◆ WHAT YOU ARE ASKED TO DO ◆
Do not repeat pictures. Repeat exactly the lines of the listing below from its first line through the line with "const weeksBottom = weeksTop.slice(1);".

◆ COLLECTED MATERIAL ◆

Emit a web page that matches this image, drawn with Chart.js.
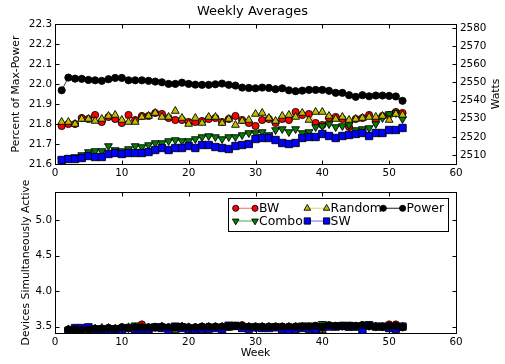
<!DOCTYPE html>
<html>
<head>
<meta charset="utf-8">
<script src="https://cdn.jsdelivr.net/npm/chart.js@4.4.0/dist/chart.umd.min.js"></script>
<style>
  body { margin: 0; background: #fff; }
  #wrap { position: relative; width: 505px; height: 364px; }
  canvas { position: absolute; left: 0; }
  #topChart { top: 0; }
  #bottomChart { top: 180px; }
</style>
</head>
<body>
<div id="wrap">
  <canvas id="topChart" width="505" height="190"></canvas>
  <canvas id="bottomChart" width="505" height="184"></canvas>
</div>
<script>
// weeks for the top panel (1..52) and the bottom panel (2..52)
const weeksTop = [1,2,3,4,5,6,7,8,9,10,11,12,13,14,15,16,17,18,19,20,21,22,23,24,25,26,
  27,28,29,30,31,32,33,34,35,36,37,38,39,40,41,42,43,44,45,46,47,48,49,50,51,52];
const weeksBottom = weeksTop.slice(1);

// top panel: percent of max-power
const bwPct = [21.79,21.80,21.80,21.83,21.825,21.845,21.81,21.835,21.825,21.805,
  21.845,21.82,21.84,21.84,21.855,21.85,21.83,21.82,21.82,21.81,
  21.81,21.815,21.825,21.83,21.81,21.825,21.84,21.82,21.805,21.79,
  21.82,21.825,21.805,21.825,21.82,21.86,21.845,21.85,21.805,21.795,
  21.83,21.835,21.825,21.785,21.825,21.83,21.845,21.82,21.84,21.845,
  21.86,21.855];
const randomPct = [21.81,21.81,21.80,21.825,21.825,21.815,21.825,21.84,21.845,21.82,
  21.81,21.81,21.835,21.84,21.855,21.835,21.835,21.865,21.83,21.80,
  21.83,21.805,21.835,21.835,21.805,21.825,21.795,21.815,21.82,21.85,
  21.855,21.83,21.815,21.84,21.845,21.835,21.855,21.82,21.86,21.86,
  21.84,21.825,21.835,21.82,21.825,21.83,21.835,21.835,21.84,21.82,
  21.85,21.845];
const comboPct = [21.62,21.63,21.635,21.645,21.66,21.665,21.665,21.69,21.67,21.665,
  21.675,21.69,21.685,21.695,21.705,21.705,21.715,21.72,21.715,21.715,
  21.725,21.735,21.74,21.735,21.725,21.735,21.735,21.745,21.755,21.755,
  21.76,21.745,21.77,21.775,21.76,21.775,21.755,21.76,21.785,21.79,
  21.80,21.785,21.79,21.795,21.77,21.775,21.78,21.80,21.83,21.85,
  21.855,21.825];
const swPct = [21.62,21.625,21.625,21.63,21.64,21.635,21.635,21.65,21.655,21.65,
  21.655,21.655,21.655,21.66,21.67,21.68,21.67,21.68,21.68,21.69,
  21.68,21.695,21.695,21.685,21.68,21.675,21.69,21.695,21.70,21.725,
  21.73,21.73,21.72,21.705,21.70,21.705,21.73,21.735,21.735,21.75,
  21.74,21.73,21.74,21.745,21.75,21.755,21.74,21.755,21.755,21.77,
  21.77,21.78];
// power in watts, right axis
const powerWatts = [2545.7,2552.7,2552.1,2552.0,2551.4,2551.2,2550.9,2551.8,2552.5,2552.5,
  2551.2,2551.2,2551.2,2550.9,2550.5,2550.1,2549.2,2549.2,2549.9,2549.2,
  2548.8,2548.7,2548.7,2549.0,2549.4,2548.7,2548.3,2547.2,2547.0,2546.8,
  2547.2,2547.0,2546.3,2546.8,2545.7,2545.2,2545.5,2545.9,2545.9,2545.9,
  2545.4,2544.3,2544.3,2543.0,2542.1,2543.0,2542.4,2542.8,2542.8,2542.6,
  2542.3,2539.9];

// bottom panel: devices simultaneously active
const bwDev = [3.45,3.46,3.44,3.46,3.47,3.47,3.48,3.47,3.49,3.48,
  3.49,3.53,3.49,3.49,3.50,3.49,3.49,3.50,3.49,3.49,
  3.50,3.50,3.50,3.50,3.50,3.51,3.52,3.50,3.50,3.50,
  3.50,3.50,3.50,3.50,3.50,3.50,3.50,3.51,3.50,3.51,
  3.51,3.51,3.51,3.51,3.52,3.51,3.50,3.50,3.53,3.53,3.50];
const comboDev = [3.45,3.45,3.45,3.45,3.47,3.47,3.48,3.47,3.48,3.48,
  3.52,3.49,3.49,3.50,3.50,3.49,3.52,3.51,3.48,3.49,
  3.50,3.49,3.50,3.50,3.53,3.52,3.50,3.49,3.49,3.49,
  3.50,3.50,3.49,3.50,3.50,3.52,3.52,3.51,3.54,3.52,
  3.51,3.51,3.53,3.51,3.52,3.51,3.50,3.50,3.50,3.50,3.50];
const randomDev = [3.46,3.45,3.46,3.46,3.47,3.48,3.48,3.47,3.48,3.49,
  3.49,3.49,3.48,3.49,3.50,3.47,3.45,3.50,3.49,3.48,
  3.49,3.49,3.49,3.49,3.48,3.49,3.49,3.49,3.49,3.49,
  3.49,3.49,3.45,3.49,3.49,3.49,3.47,3.49,3.45,3.50,
  3.50,3.49,3.48,3.50,3.50,3.50,3.50,3.49,3.47,3.49,3.50];
const swDev = [3.44,3.48,3.48,3.49,3.46,3.46,3.46,3.46,3.45,3.48,
  3.46,3.46,3.46,3.49,3.48,3.45,3.49,3.48,3.46,3.46,
  3.47,3.47,3.48,3.46,3.51,3.51,3.48,3.47,3.49,3.48,
  3.48,3.49,3.46,3.45,3.47,3.48,3.47,3.46,3.49,3.50,
  3.50,3.51,3.50,3.50,3.45,3.52,3.50,3.50,3.48,3.47,3.50];
const powerDev = [3.46,3.46,3.45,3.46,3.47,3.47,3.48,3.47,3.49,3.48,
  3.49,3.49,3.49,3.49,3.50,3.49,3.49,3.50,3.49,3.49,
  3.50,3.50,3.50,3.50,3.50,3.51,3.51,3.50,3.50,3.50,
  3.50,3.50,3.50,3.50,3.50,3.50,3.50,3.51,3.50,3.52,
  3.51,3.51,3.51,3.51,3.52,3.51,3.50,3.50,3.51,3.51,3.49];

const FONT = '"DejaVu Sans", sans-serif';

// look of each series (matplotlib-ish)
const styles = {
  BW:     { pointStyle: 'circle',   pointRadius: 3.6, rotation: 0,   fill: '#ff0000', line: 'rgba(255,0,0,0.5)',   order: 5 },
  Combo:  { pointStyle: 'triangle', pointRadius: 4.5, rotation: 180, fill: '#008000', line: 'rgba(0,128,0,0.6)',   order: 4 },
  Random: { pointStyle: 'triangle', pointRadius: 4.5, rotation: 0,   fill: '#bfbf00', line: 'rgba(191,191,0,0.5)', order: 3 },
  SW:     { pointStyle: 'rect',     pointRadius: 5.2, rotation: 0,   fill: '#0000ff', line: 'rgba(0,0,255,0.5)',   order: 2 },
  Power:  { pointStyle: 'circle',   pointRadius: 3.6, rotation: 0,   fill: '#000000', line: 'rgba(0,0,0,0.75)',    order: 1 }
};
const legendOrder = [['BW', 'Random', 'Power'], ['Combo', 'SW']];

function makeSeries(name, xs, ys, axis) {
  const s = styles[name];
  return {
    label: name,
    data: xs.map((x, i) => ({ x: x, y: ys[i] })),
    yAxisID: axis,
    borderColor: s.line,
    borderWidth: 1,
    pointStyle: s.pointStyle,
    pointRadius: s.pointRadius,
    pointRotation: s.rotation,
    pointBackgroundColor: s.fill,
    pointBorderColor: '#000',
    pointBorderWidth: 0.9,
    tension: 0,
    order: s.order
  };
}

// black box + inward ticks on all four sides
const framePlugin = {
  id: 'frame',
  afterDatasetsDraw(chart) {
    const { ctx, chartArea: a, scales } = chart;
    const L = Math.round(a.left) + 0.5, R = Math.round(a.right) + 0.5;
    const T = Math.round(a.top) + 0.5, B = Math.round(a.bottom) + 0.5;
    ctx.save();
    ctx.strokeStyle = '#000';
    ctx.lineWidth = 1;
    ctx.strokeRect(L, T, R - L, B - T);
    ctx.beginPath();
    scales.x.ticks.forEach(t => {
      const px = Math.round(scales.x.getPixelForValue(t.value)) + 0.5;
      ctx.moveTo(px, B); ctx.lineTo(px, B - 4);
      ctx.moveTo(px, T); ctx.lineTo(px, T + 4);
    });
    const yl = scales.y;
    const yr = scales.y1 || scales.y;
    yl.ticks.forEach(t => {
      const py = Math.round(yl.getPixelForValue(t.value)) + 0.5;
      ctx.moveTo(L, py); ctx.lineTo(L + 4, py);
    });
    yr.ticks.forEach(t => {
      const py = Math.round(yr.getPixelForValue(t.value)) + 0.5;
      ctx.moveTo(R, py); ctx.lineTo(R - 4, py);
    });
    ctx.stroke();
    ctx.restore();
  }
};

// right-axis label, reading bottom to top like matplotlib
const wattsLabel = {
  id: 'wattsLabel',
  afterDraw(chart) {
    const { ctx, chartArea: a } = chart;
    ctx.save();
    ctx.translate(chart.scales.y1.right - 8.5, (a.top + a.bottom) / 2);
    ctx.rotate(-Math.PI / 2);
    ctx.font = '10.8px ' + FONT;
    ctx.fillStyle = '#000';
    ctx.textAlign = 'center';
    ctx.textBaseline = 'middle';
    ctx.fillText('Watts', 0, 0);
    ctx.restore();
  }
};

// legend with two markers per entry
const boxLegend = {
  id: 'boxLegend',
  afterDraw(chart) {
    const { ctx, chartArea: a } = chart;
    const w = 220, h = 33;
    const left = a.right - 8 - w, top = a.top + 6;
    const cols = [7.7, 79.3, 155.3];
    const rows = [10.3, 23];
    ctx.save();
    ctx.fillStyle = '#fff';
    ctx.fillRect(left, top, w, h);
    ctx.strokeStyle = '#000';
    ctx.lineWidth = 1;
    ctx.strokeRect(Math.round(left) + 0.5, Math.round(top) + 0.5, w, h);
    ctx.font = '12.4px ' + FONT;
    ctx.textBaseline = 'middle';
    legendOrder.forEach((row, r) => {
      row.forEach((name, c) => {
        const s = styles[name];
        const x0 = left + cols[c], x1 = x0 + 19.3, y = top + rows[r];
        ctx.strokeStyle = s.line;
        ctx.lineWidth = 1.2;
        ctx.beginPath(); ctx.moveTo(x0, y); ctx.lineTo(x1, y); ctx.stroke();
        ctx.fillStyle = s.fill;
        ctx.strokeStyle = '#000';
        ctx.lineWidth = 0.9;
        const opts = { pointStyle: s.pointStyle, radius: s.pointRadius * 0.85, rotation: s.rotation, borderWidth: 0.9 };
        Chart.helpers.drawPoint(ctx, opts, x0, y);
        Chart.helpers.drawPoint(ctx, opts, x1, y);
        ctx.fillStyle = '#000';
        ctx.fillText(name, x1 + 4, y + 0.5);
      });
    });
    ctx.restore();
  }
};

const tickFont = { family: FONT, size: 10.4 };
const labelFont = { family: FONT, size: 10.8 };

const xAxis = (h, withTitle) => ({
  type: 'linear', min: 0, max: 60,
  grid: { display: false, drawTicks: false },
  border: { display: false },
  ticks: { stepSize: 10, font: tickFont, color: '#000', padding: 3, maxRotation: 0 },
  title: withTitle ? { display: true, text: 'Week', font: labelFont, color: '#000', padding: { top: 0, bottom: 4.5 } } : { display: false },
  afterFit: s => { s.height = h; }
});

new Chart(document.getElementById('topChart'), {
  type: 'line',
  data: {
    datasets: [
      makeSeries('BW', weeksTop, bwPct, 'y'),
      makeSeries('Combo', weeksTop, comboPct, 'y'),
      makeSeries('Random', weeksTop, randomPct, 'y'),
      makeSeries('SW', weeksTop, swPct, 'y'),
      makeSeries('Power', weeksTop, powerWatts, 'y1')
    ]
  },
  options: {
    responsive: false,
    animation: false,
    layout: { padding: 0 },
    scales: {
      x: xAxis(26, false),
      y: {
        position: 'left', min: 21.6, max: 22.3,
        grid: { display: false, drawTicks: false },
        border: { display: false },
        ticks: { stepSize: 0.1, font: tickFont, color: '#000', padding: 3, callback: v => v.toFixed(1) },
        title: { display: true, text: 'Percent of Max-Power', font: labelFont, color: '#000', padding: { top: 10.2, bottom: 0 } },
        afterFit: s => { s.width = 55; }
      },
      y1: {
        position: 'right', min: 2505.1, max: 2582.2,
        grid: { display: false, drawTicks: false },
        border: { display: false },
        ticks: { stepSize: 10, includeBounds: false, font: tickFont, color: '#000', padding: 4, callback: v => String(v) },
        afterFit: s => { s.width = 49; }
      }
    },
    plugins: {
      legend: { display: false },
      tooltip: { enabled: false },
      title: {
        display: true, text: 'Weekly Averages', color: '#000',
        font: { family: FONT, size: 13, weight: 'normal' },
        padding: { top: 3.5, bottom: 4.9 }
      }
    }
  },
  plugins: [framePlugin, wattsLabel]
});

new Chart(document.getElementById('bottomChart'), {
  type: 'line',
  data: {
    datasets: [
      makeSeries('BW', weeksBottom, bwDev, 'y'),
      makeSeries('Combo', weeksBottom, comboDev, 'y'),
      makeSeries('Random', weeksBottom, randomDev, 'y'),
      makeSeries('SW', weeksBottom, swDev, 'y'),
      makeSeries('Power', weeksBottom, powerDev, 'y')
    ]
  },
  options: {
    responsive: false,
    animation: false,
    layout: { padding: { top: 12, right: 49, left: 0, bottom: 0 } },
    scales: {
      x: xAxis(31, true),
      y: {
        position: 'left', min: 3.41, max: 5.394,
        grid: { display: false, drawTicks: false },
        border: { display: false },
        ticks: { stepSize: 0.5, includeBounds: false, font: tickFont, color: '#000', padding: 3, callback: v => v.toFixed(1) },
        title: { display: true, text: 'Devices Simultaneously Active', font: labelFont, color: '#000', padding: { top: 20.2, bottom: 0 } },
        afterFit: s => { s.width = 55; }
      }
    },
    plugins: {
      legend: { display: false },
      tooltip: { enabled: false }
    }
  },
  plugins: [framePlugin, boxLegend]
});
</script>
</body>
</html>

◆ EXERCISE RESPONSE ◆
Emit a web page that matches this image, drawn with Chart.js.
<!DOCTYPE html>
<html>
<head>
<meta charset="utf-8">
<script src="https://cdn.jsdelivr.net/npm/chart.js@4.4.0/dist/chart.umd.min.js"></script>
<style>
  body { margin: 0; background: #fff; }
  #wrap { position: relative; width: 505px; height: 364px; }
  canvas { position: absolute; left: 0; }
  #topChart { top: 0; }
  #bottomChart { top: 180px; }
</style>
</head>
<body>
<div id="wrap">
  <canvas id="topChart" width="505" height="190"></canvas>
  <canvas id="bottomChart" width="505" height="184"></canvas>
</div>
<script>
// weeks for the top panel (1..52) and the bottom panel (2..52)
const weeksTop = [1,2,3,4,5,6,7,8,9,10,11,12,13,14,15,16,17,18,19,20,21,22,23,24,25,26,
  27,28,29,30,31,32,33,34,35,36,37,38,39,40,41,42,43,44,45,46,47,48,49,50,51,52];
const weeksBottom = weeksTop.slice(1);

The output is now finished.